Каких ошибок не стоит допускать на собеседовании

In the course of my short career of four years I have sat for at least a dozen interviews for a wide variety of positions, in a wide variety of organizations. Right from executive to manager, and from a startup of fifteen to a multinational of more than 10,000 employees, I have had the opportunity to appear in front of a wide range of HR managers. I made through most of them (with varying degree of success). Whatever the outcome, I always made it a point to get some feedback from the HR regarding my interview; the good and the bad. These tips are a result of my personal observation, inputs from HR managers and a little common sense.


Do not be too reluctant or too enthusiastic while performing the handshake. While a limp, lifeless handshake will communicate timidity and will hardly make an impact, a handshake where you squeeze the hands too tightly can overpower or threaten people. A firm handshake always helps making a good impression for both males and females. A proper form is essential where your arm is extended outstretched with thumb straight up. A web-to-web contact is also a vital element of a good handshake.


It’s not easy to say “I don’t know” in a job interview, but a recruiter will definitely respect you more if you admit to not knowing the answer rather than giving a poor or irrelevant one. Try to beat around the bush, and before you even know the interviewer will have made up his mind to give you a miss.

On the other hand, if you do admit your ignorance, your honesty may impress the recruiter. The only time you should be worried is if you are saying it too often during the interview.


It might be tempting to embellish your resume just a little here and there to remain ahead of the tough competition. You might just think, “He wouldn’t go into the minute details”. But that’s just not how it happens. The recruiter is definitely a smart chap, with plenty of experience in seeking out the dicey points in a candidate’s resume. If the hiring manager finds you exaggerating in one area, he is likely to assume that you have done the same in other areas. And once your untrustworthiness is proved, you can effectively kiss the job goodbye.


Every interview features this very standard question. What is your major weakness?

All job seekers wish they weren't asked this question.
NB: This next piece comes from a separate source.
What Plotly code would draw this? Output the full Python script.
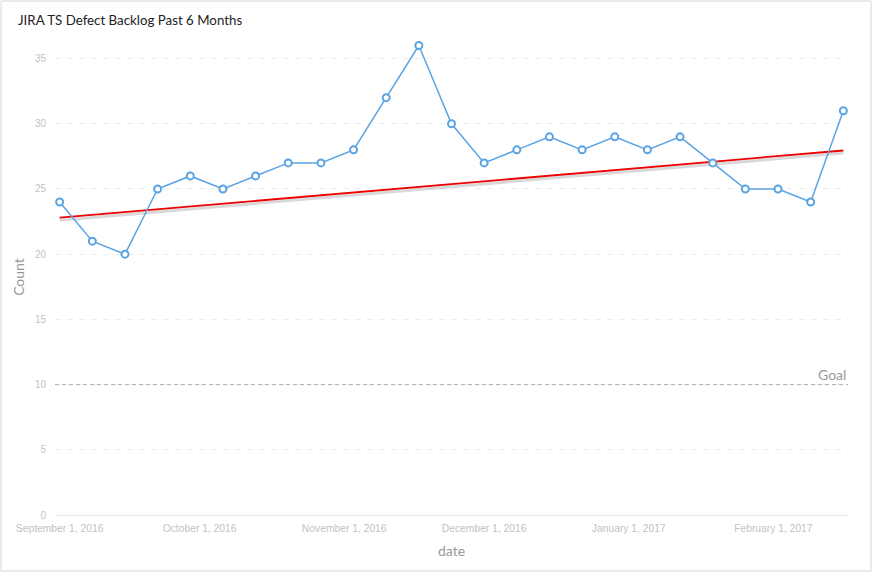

Some go blank as they are caught unprepared, while some come up with clichéd answers like “I am a perfectionist’ or ‘I work too hard’. Both the cases are equally bad for your prospects to secure the job.

For one, this indeed is a difficult question, which calls for a little preparation. Experts suggest talking about weaknesses that have little relation to the job that you have applied. According to Bernard Marr, a best-selling author explains in this LinkedIn post. “It acknowledges that you are self-aware and have weaknesses, but none that are any real concern because they don’t really matter for the job.”


You apply to a job through one of the many top job listing sitesand get the call for interview. It is your big day and you are all prepared. However, due to some reason you show up late.

According to the saying, “a pound of prevention is worth an ounce of cure”, to prevent the embarrassment of being late at an interview one must leave the home early enough to stay on track no matter what happens.

Besides, if you know you’re going to be late to an interview, call en route to alert the interviewer so that you do not come off as rude or lackadaisical. Getting late will leave a negative impression no doubts, but informing the recruiter beforehand will highlight positive traits such as accountability. Once you reach the venue, a formal apology can do further damage control.


The interviewer might ask you what you need to make the position work. Be careful in your response. Many a times we go into great details, listing the company benefits and salary expectations. These do not come into play until an offer has been extended. You should be careful about specifying conditions of employment too soon in the process. You can bargain best only after you’re offered the job, but not really before that.


Sometimes you hear a question that seems like an insult to your smartness and knowledge. Letting the same known to interviewer can be a suicide, if nothing less. It’s a lesson that I myself learned the hard way. By chance if you are asked such question, it’s advisable to not give a snarky answer.